Problem details
Filter this data down to the lines that hold "chart", and copy them.

***** Data excerpt *****

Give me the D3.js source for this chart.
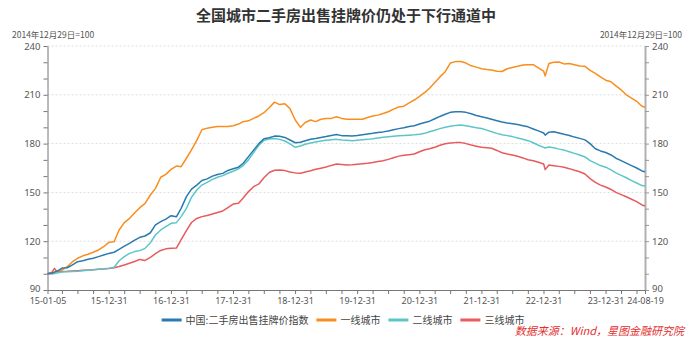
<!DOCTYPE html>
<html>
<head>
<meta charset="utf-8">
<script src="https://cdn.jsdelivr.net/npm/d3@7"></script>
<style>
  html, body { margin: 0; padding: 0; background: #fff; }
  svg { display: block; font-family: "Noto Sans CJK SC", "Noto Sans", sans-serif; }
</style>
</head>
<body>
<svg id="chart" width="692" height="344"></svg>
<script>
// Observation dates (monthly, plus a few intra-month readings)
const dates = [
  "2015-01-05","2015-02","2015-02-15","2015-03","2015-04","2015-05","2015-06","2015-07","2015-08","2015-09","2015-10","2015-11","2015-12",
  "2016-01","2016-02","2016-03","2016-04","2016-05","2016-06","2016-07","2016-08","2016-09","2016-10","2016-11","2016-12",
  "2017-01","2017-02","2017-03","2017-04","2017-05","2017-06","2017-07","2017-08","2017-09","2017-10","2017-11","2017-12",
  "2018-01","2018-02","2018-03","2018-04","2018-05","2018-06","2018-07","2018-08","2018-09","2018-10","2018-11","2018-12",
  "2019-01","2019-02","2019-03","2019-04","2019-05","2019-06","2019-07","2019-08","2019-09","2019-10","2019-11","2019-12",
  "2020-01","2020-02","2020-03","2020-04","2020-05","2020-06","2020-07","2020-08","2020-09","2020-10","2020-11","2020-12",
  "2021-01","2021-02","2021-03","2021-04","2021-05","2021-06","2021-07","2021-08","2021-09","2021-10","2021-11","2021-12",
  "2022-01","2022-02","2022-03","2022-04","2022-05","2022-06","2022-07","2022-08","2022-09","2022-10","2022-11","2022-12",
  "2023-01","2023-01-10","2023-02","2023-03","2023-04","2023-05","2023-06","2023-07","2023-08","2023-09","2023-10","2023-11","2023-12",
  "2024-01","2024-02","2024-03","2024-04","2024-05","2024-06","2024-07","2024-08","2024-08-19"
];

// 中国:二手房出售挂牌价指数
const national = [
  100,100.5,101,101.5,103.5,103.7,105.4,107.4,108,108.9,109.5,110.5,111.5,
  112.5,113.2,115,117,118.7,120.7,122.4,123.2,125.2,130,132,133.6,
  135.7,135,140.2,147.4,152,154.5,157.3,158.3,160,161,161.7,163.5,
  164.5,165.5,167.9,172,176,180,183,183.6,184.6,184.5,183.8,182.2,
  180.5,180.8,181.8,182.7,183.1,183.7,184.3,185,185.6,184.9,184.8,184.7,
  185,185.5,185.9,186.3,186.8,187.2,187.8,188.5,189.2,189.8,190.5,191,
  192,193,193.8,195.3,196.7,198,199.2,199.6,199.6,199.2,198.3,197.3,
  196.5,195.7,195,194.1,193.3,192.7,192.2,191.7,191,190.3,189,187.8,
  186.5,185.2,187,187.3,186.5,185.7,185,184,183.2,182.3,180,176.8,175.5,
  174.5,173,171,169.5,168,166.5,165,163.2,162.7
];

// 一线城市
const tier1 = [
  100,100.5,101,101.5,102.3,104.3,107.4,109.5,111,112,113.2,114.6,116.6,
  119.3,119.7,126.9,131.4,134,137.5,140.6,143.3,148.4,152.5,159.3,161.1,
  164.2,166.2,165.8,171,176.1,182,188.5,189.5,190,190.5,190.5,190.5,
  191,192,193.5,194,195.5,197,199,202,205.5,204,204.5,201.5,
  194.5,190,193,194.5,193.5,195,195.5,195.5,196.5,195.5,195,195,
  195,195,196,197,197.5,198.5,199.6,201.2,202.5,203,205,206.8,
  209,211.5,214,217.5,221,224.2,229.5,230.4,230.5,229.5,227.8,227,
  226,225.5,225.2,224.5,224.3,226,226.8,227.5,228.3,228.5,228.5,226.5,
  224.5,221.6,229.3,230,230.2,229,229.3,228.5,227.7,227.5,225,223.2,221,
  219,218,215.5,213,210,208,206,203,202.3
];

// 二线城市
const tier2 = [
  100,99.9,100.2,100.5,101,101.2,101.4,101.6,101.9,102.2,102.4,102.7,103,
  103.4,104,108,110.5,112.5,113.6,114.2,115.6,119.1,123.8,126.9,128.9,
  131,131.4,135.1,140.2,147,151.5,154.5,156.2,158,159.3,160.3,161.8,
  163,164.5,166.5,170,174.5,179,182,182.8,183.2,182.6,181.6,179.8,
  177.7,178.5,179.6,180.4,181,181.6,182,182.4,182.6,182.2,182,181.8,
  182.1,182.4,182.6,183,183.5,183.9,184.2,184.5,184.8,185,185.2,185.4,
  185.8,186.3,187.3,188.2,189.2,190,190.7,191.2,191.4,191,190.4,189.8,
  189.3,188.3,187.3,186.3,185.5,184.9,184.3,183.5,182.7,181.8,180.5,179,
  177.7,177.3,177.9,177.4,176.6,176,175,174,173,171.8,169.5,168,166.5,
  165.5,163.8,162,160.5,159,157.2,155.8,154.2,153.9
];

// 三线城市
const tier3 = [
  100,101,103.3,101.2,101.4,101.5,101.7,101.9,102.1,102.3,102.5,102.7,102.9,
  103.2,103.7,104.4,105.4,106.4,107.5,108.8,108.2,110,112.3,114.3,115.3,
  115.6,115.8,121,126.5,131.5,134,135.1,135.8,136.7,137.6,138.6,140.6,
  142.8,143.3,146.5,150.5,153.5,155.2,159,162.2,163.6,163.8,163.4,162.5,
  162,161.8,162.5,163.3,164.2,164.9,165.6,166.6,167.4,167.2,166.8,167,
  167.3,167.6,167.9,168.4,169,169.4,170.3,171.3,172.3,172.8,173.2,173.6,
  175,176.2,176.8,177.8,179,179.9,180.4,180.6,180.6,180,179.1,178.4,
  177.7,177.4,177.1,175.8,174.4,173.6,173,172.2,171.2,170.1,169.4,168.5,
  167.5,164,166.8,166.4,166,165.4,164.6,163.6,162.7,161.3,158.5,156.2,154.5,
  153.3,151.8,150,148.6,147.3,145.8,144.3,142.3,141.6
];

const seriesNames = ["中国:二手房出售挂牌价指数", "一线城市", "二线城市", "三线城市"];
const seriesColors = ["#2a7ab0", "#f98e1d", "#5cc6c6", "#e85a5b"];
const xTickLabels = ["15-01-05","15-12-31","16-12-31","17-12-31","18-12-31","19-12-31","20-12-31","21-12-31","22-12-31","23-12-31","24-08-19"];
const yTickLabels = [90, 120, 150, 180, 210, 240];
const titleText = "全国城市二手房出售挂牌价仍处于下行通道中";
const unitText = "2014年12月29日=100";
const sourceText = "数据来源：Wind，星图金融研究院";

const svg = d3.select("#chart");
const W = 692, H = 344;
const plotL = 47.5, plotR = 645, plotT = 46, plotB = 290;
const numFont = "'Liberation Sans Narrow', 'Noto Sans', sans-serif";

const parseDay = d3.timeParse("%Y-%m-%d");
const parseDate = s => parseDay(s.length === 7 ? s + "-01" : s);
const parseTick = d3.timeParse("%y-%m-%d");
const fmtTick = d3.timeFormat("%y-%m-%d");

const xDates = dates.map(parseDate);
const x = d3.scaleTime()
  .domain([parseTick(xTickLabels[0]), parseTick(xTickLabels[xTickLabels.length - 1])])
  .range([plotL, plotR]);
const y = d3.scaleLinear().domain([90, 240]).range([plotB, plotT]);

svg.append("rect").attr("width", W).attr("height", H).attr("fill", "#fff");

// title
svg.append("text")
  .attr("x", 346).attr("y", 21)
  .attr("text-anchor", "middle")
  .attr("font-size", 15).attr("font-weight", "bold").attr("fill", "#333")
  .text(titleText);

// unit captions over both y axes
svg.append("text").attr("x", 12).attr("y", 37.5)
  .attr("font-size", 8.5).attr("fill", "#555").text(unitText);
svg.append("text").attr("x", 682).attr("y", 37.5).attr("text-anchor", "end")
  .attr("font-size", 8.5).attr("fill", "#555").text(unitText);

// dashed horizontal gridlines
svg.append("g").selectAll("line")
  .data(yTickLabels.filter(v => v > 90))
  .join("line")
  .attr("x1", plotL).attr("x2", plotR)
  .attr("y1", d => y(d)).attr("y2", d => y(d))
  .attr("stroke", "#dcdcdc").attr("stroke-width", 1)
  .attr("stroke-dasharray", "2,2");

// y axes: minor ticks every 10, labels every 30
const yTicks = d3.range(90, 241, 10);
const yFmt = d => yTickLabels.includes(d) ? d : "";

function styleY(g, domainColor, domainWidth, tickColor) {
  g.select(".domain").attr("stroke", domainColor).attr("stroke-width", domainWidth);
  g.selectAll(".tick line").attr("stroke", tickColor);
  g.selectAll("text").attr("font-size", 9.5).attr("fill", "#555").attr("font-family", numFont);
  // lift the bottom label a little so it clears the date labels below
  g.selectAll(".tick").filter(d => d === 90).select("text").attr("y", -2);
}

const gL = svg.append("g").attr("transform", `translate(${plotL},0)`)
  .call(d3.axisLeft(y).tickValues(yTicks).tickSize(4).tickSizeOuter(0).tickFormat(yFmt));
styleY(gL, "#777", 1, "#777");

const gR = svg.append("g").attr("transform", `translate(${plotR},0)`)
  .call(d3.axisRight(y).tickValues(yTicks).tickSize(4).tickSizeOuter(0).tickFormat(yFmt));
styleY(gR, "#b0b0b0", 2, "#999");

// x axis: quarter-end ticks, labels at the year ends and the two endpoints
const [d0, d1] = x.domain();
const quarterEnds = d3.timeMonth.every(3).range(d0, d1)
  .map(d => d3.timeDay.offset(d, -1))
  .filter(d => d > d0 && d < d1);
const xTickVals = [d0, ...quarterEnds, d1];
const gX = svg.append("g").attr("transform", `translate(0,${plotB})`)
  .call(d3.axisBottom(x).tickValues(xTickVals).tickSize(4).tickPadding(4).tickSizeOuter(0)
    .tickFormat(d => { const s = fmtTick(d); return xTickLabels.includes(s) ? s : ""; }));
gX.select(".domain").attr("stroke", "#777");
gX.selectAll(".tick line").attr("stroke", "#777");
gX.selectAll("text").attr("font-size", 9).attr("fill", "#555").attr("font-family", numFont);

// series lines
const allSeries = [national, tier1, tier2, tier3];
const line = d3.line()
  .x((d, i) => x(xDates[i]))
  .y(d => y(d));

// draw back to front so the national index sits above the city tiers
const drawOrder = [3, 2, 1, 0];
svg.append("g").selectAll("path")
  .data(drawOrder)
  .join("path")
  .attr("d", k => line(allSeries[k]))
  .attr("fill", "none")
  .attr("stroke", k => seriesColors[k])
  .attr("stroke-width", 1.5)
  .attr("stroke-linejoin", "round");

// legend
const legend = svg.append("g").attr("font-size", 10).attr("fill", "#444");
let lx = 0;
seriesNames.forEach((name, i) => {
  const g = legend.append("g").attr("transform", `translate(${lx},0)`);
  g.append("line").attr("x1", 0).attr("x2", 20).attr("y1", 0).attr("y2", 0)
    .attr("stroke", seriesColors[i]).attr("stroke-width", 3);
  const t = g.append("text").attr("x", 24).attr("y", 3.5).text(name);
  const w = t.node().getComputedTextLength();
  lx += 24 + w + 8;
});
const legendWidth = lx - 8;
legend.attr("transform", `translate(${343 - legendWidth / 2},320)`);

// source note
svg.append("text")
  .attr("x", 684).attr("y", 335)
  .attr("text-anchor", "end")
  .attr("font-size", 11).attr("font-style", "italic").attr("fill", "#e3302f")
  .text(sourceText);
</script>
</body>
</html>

*****

Result for this task
Give me the D3.js source for this chart.
<svg id="chart" width="692" height="344"></svg>
const svg = d3.select("#chart");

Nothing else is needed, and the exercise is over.